◆ **Short problem**: Repeat, exactly and completely, the material that follows. Omit the pictures.

** BEGIN **

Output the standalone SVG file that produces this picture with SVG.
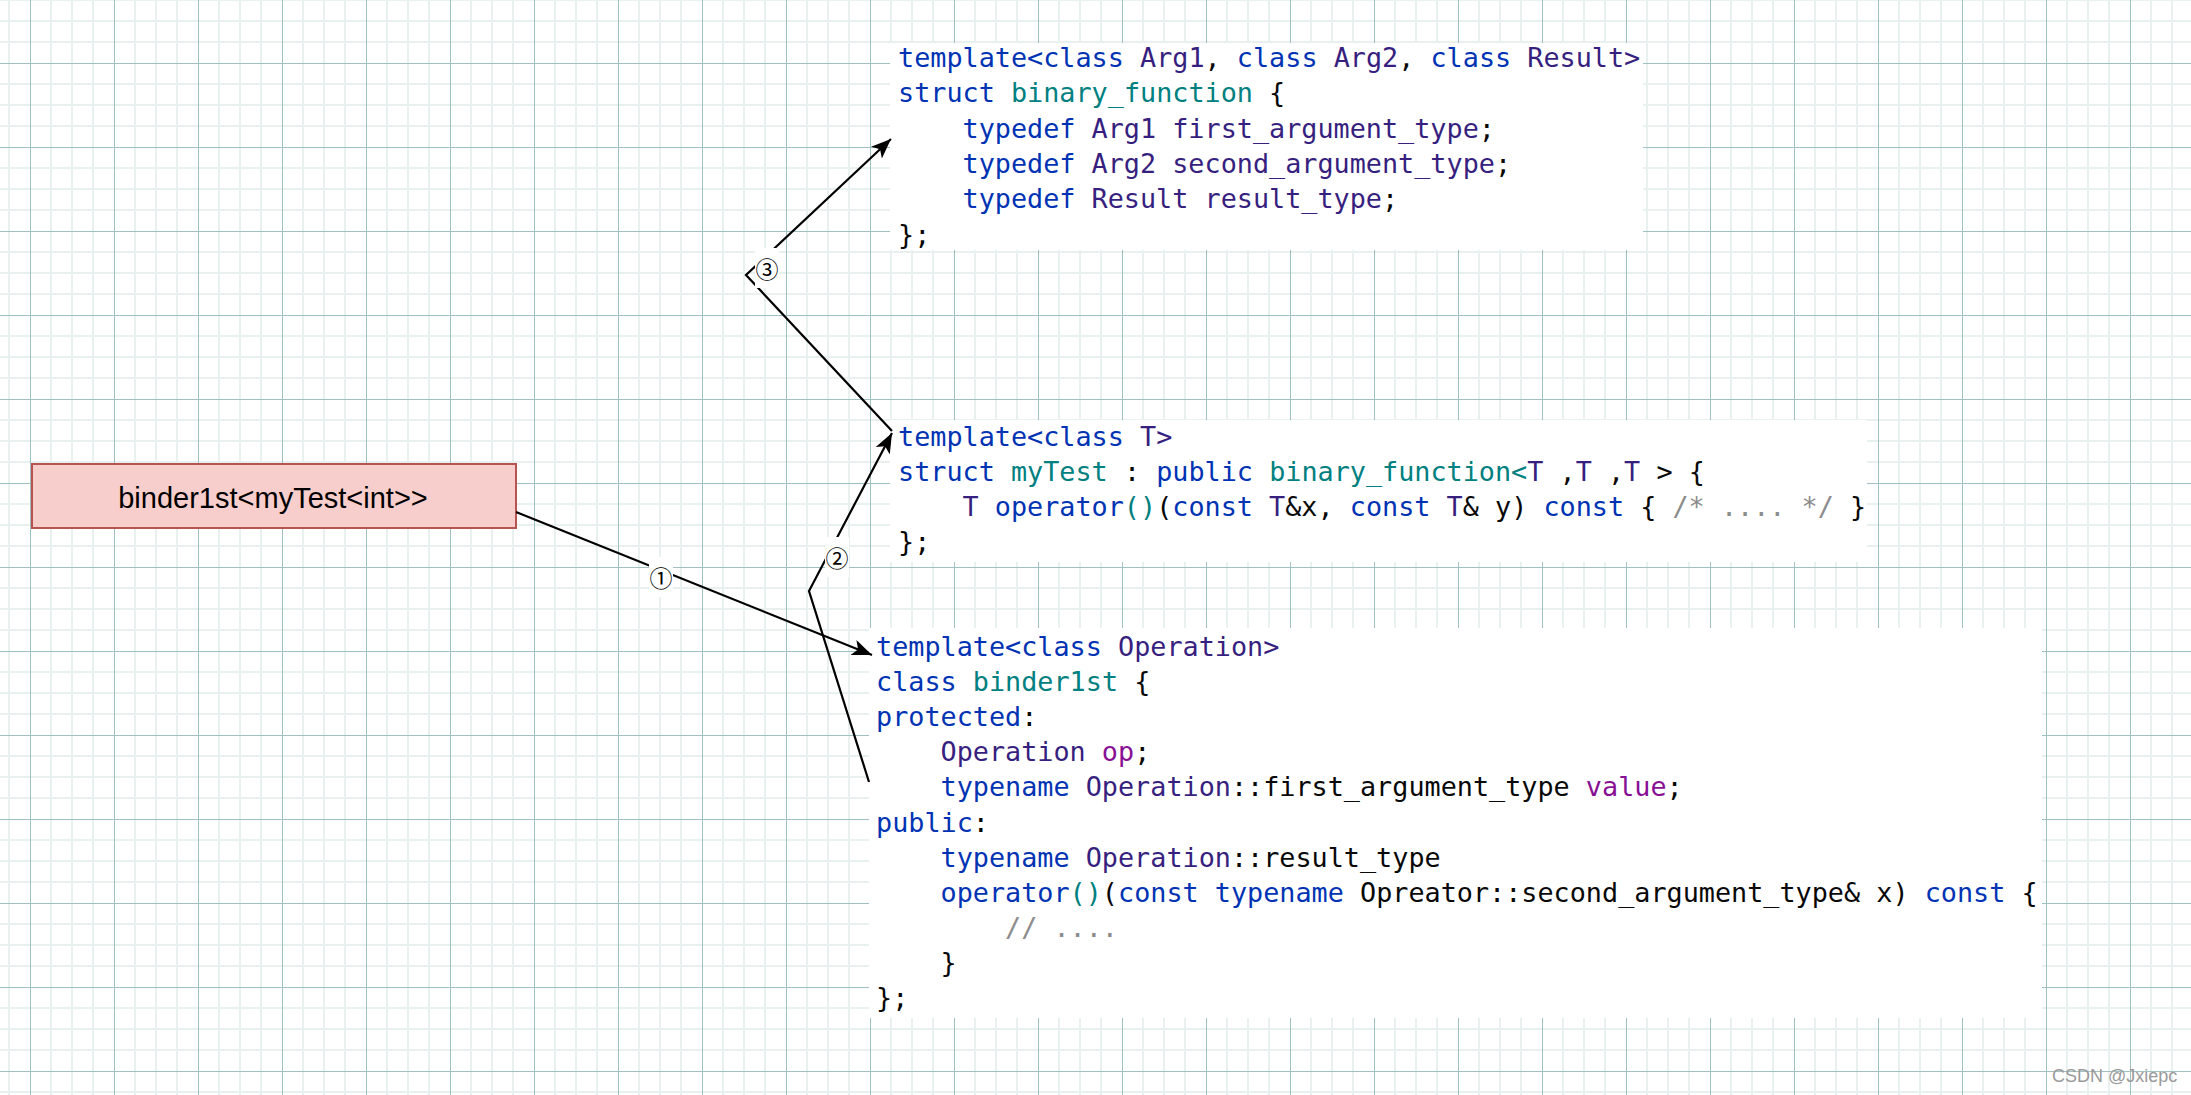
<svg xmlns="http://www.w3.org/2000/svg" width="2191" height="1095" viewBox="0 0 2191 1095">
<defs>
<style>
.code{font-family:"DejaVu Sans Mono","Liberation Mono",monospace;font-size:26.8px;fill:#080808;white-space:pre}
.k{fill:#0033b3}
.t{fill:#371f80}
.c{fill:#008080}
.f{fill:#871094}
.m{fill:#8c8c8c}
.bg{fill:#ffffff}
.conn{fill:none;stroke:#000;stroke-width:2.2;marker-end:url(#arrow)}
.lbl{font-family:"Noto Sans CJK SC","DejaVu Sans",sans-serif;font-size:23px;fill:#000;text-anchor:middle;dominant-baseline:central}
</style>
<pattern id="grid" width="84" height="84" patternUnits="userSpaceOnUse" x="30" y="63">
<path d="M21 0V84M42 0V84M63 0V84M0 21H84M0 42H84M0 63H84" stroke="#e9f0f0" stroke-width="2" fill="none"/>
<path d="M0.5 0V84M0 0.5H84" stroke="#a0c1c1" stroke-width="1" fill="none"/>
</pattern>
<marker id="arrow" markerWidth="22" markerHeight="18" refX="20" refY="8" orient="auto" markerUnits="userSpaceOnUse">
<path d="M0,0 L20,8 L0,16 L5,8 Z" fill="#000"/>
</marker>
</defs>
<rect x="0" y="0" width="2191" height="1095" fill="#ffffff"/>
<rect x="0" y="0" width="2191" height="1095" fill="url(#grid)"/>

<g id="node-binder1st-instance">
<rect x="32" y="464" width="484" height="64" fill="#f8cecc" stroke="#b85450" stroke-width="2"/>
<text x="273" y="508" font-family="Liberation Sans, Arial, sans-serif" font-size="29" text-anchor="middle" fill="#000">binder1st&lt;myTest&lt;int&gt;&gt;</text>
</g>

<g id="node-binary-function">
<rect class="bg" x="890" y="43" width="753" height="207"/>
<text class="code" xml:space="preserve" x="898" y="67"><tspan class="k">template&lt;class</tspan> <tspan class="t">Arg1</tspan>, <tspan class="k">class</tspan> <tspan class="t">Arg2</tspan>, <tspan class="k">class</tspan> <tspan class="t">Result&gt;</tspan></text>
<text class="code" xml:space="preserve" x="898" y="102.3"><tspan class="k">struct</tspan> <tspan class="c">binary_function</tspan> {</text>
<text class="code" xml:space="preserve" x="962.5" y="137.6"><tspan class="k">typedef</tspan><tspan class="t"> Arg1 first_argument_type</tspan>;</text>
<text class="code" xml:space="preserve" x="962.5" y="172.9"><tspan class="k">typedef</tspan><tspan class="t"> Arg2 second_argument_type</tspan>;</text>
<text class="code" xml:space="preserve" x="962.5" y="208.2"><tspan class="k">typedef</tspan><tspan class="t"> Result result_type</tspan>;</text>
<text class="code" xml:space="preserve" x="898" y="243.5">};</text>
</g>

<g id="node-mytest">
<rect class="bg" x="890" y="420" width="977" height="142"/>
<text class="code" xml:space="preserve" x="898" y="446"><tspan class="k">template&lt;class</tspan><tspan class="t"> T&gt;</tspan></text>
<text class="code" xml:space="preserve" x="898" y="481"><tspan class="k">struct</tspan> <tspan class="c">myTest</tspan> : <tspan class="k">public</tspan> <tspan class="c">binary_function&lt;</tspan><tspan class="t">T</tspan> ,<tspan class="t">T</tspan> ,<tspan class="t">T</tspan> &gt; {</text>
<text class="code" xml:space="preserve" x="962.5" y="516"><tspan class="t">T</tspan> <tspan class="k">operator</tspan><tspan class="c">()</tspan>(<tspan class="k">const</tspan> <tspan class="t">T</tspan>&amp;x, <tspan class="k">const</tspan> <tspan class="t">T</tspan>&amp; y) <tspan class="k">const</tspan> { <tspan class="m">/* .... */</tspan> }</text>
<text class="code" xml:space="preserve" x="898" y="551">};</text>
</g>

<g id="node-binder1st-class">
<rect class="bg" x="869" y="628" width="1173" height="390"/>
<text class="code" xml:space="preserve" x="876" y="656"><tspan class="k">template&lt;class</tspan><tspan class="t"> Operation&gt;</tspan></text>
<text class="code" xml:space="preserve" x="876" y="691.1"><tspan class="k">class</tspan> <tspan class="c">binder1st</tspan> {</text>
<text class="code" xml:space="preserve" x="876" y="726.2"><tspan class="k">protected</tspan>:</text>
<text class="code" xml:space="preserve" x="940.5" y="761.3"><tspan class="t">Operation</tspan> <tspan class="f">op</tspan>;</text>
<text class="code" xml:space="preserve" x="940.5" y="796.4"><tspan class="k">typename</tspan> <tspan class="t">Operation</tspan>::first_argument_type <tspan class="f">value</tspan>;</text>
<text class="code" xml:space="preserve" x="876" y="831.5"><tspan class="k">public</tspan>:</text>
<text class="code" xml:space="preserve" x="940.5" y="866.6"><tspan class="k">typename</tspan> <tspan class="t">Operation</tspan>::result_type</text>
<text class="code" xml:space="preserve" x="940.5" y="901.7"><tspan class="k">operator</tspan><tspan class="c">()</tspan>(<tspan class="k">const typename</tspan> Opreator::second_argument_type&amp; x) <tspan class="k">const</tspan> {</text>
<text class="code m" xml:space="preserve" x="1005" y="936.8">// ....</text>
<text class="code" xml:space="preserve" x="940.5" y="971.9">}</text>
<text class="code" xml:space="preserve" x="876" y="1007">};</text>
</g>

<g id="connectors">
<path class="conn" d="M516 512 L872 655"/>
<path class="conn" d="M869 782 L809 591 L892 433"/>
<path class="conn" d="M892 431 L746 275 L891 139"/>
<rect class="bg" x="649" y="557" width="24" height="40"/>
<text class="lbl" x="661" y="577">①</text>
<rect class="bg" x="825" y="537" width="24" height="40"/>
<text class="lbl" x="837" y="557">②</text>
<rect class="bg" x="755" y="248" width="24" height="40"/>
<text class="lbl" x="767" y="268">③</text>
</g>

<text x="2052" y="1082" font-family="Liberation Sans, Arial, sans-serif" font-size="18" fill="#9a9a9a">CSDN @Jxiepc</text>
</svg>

** END **

◆ **Task response**:
Output the standalone SVG file that produces this picture with SVG.
<svg xmlns="http://www.w3.org/2000/svg" width="2191" height="1095" viewBox="0 0 2191 1095">
<defs>
<style>
.code{font-family:"DejaVu Sans Mono","Liberation Mono",monospace;font-size:26.8px;fill:#080808;white-space:pre}
.k{fill:#0033b3}
.t{fill:#371f80}
.c{fill:#008080}
.f{fill:#871094}
.m{fill:#8c8c8c}
.bg{fill:#ffffff}
.conn{fill:none;stroke:#000;stroke-width:2.2;marker-end:url(#arrow)}
.lbl{font-family:"Noto Sans CJK SC","DejaVu Sans",sans-serif;font-size:23px;fill:#000;text-anchor:middle;dominant-baseline:central}
</style>
<pattern id="grid" width="84" height="84" patternUnits="userSpaceOnUse" x="30" y="63">
<path d="M21 0V84M42 0V84M63 0V84M0 21H84M0 42H84M0 63H84" stroke="#e9f0f0" stroke-width="2" fill="none"/>
<path d="M0.5 0V84M0 0.5H84" stroke="#a0c1c1" stroke-width="1" fill="none"/>
</pattern>
<marker id="arrow" markerWidth="22" markerHeight="18" refX="20" refY="8" orient="auto" markerUnits="userSpaceOnUse">
<path d="M0,0 L20,8 L0,16 L5,8 Z" fill="#000"/>
</marker>
</defs>
<rect x="0" y="0" width="2191" height="1095" fill="#ffffff"/>
<rect x="0" y="0" width="2191" height="1095" fill="url(#grid)"/>

<g id="node-binder1st-instance">
<rect x="32" y="464" width="484" height="64" fill="#f8cecc" stroke="#b85450" stroke-width="2"/>
<text x="273" y="508" font-family="Liberation Sans, Arial, sans-serif" font-size="29" text-anchor="middle" fill="#000">binder1st&lt;myTest&lt;int&gt;&gt;</text>
</g>

<g id="node-binary-function">
<rect class="bg" x="890" y="43" width="753" height="207"/>
<text class="code" xml:space="preserve" x="898" y="67"><tspan class="k">template&lt;class</tspan> <tspan class="t">Arg1</tspan>, <tspan class="k">class</tspan> <tspan class="t">Arg2</tspan>, <tspan class="k">class</tspan> <tspan class="t">Result&gt;</tspan></text>
<text class="code" xml:space="preserve" x="898" y="102.3"><tspan class="k">struct</tspan> <tspan class="c">binary_function</tspan> {</text>
<text class="code" xml:space="preserve" x="962.5" y="137.6"><tspan class="k">typedef</tspan><tspan class="t"> Arg1 first_argument_type</tspan>;</text>
<text class="code" xml:space="preserve" x="962.5" y="172.9"><tspan class="k">typedef</tspan><tspan class="t"> Arg2 second_argument_type</tspan>;</text>
<text class="code" xml:space="preserve" x="962.5" y="208.2"><tspan class="k">typedef</tspan><tspan class="t"> Result result_type</tspan>;</text>
<text class="code" xml:space="preserve" x="898" y="243.5">};</text>
</g>

<g id="node-mytest">
<rect class="bg" x="890" y="420" width="977" height="142"/>
<text class="code" xml:space="preserve" x="898" y="446"><tspan class="k">template&lt;class</tspan><tspan class="t"> T&gt;</tspan></text>
<text class="code" xml:space="preserve" x="898" y="481"><tspan class="k">struct</tspan> <tspan class="c">myTest</tspan> : <tspan class="k">public</tspan> <tspan class="c">binary_function&lt;</tspan><tspan class="t">T</tspan> ,<tspan class="t">T</tspan> ,<tspan class="t">T</tspan> &gt; {</text>
<text class="code" xml:space="preserve" x="962.5" y="516"><tspan class="t">T</tspan> <tspan class="k">operator</tspan><tspan class="c">()</tspan>(<tspan class="k">const</tspan> <tspan class="t">T</tspan>&amp;x, <tspan class="k">const</tspan> <tspan class="t">T</tspan>&amp; y) <tspan class="k">const</tspan> { <tspan class="m">/* .... */</tspan> }</text>
<text class="code" xml:space="preserve" x="898" y="551">};</text>
</g>

<g id="node-binder1st-class">
<rect class="bg" x="869" y="628" width="1173" height="390"/>
<text class="code" xml:space="preserve" x="876" y="656"><tspan class="k">template&lt;class</tspan><tspan class="t"> Operation&gt;</tspan></text>
<text class="code" xml:space="preserve" x="876" y="691.1"><tspan class="k">class</tspan> <tspan class="c">binder1st</tspan> {</text>
<text class="code" xml:space="preserve" x="876" y="726.2"><tspan class="k">protected</tspan>:</text>
<text class="code" xml:space="preserve" x="940.5" y="761.3"><tspan class="t">Operation</tspan> <tspan class="f">op</tspan>;</text>
<text class="code" xml:space="preserve" x="940.5" y="796.4"><tspan class="k">typename</tspan> <tspan class="t">Operation</tspan>::first_argument_type <tspan class="f">value</tspan>;</text>
<text class="code" xml:space="preserve" x="876" y="831.5"><tspan class="k">public</tspan>:</text>
<text class="code" xml:space="preserve" x="940.5" y="866.6"><tspan class="k">typename</tspan> <tspan class="t">Operation</tspan>::result_type</text>
<text class="code" xml:space="preserve" x="940.5" y="901.7"><tspan class="k">operator</tspan><tspan class="c">()</tspan>(<tspan class="k">const typename</tspan> Opreator::second_argument_type&amp; x) <tspan class="k">const</tspan> {</text>
<text class="code m" xml:space="preserve" x="1005" y="936.8">// ....</text>
<text class="code" xml:space="preserve" x="940.5" y="971.9">}</text>
<text class="code" xml:space="preserve" x="876" y="1007">};</text>
</g>

<g id="connectors">
<path class="conn" d="M516 512 L872 655"/>
<path class="conn" d="M869 782 L809 591 L892 433"/>
<path class="conn" d="M892 431 L746 275 L891 139"/>
<rect class="bg" x="649" y="557" width="24" height="40"/>
<text class="lbl" x="661" y="577">①</text>
<rect class="bg" x="825" y="537" width="24" height="40"/>
<text class="lbl" x="837" y="557">②</text>
<rect class="bg" x="755" y="248" width="24" height="40"/>
<text class="lbl" x="767" y="268">③</text>
</g>

<text x="2052" y="1082" font-family="Liberation Sans, Arial, sans-serif" font-size="18" fill="#9a9a9a">CSDN @Jxiepc</text>
</svg>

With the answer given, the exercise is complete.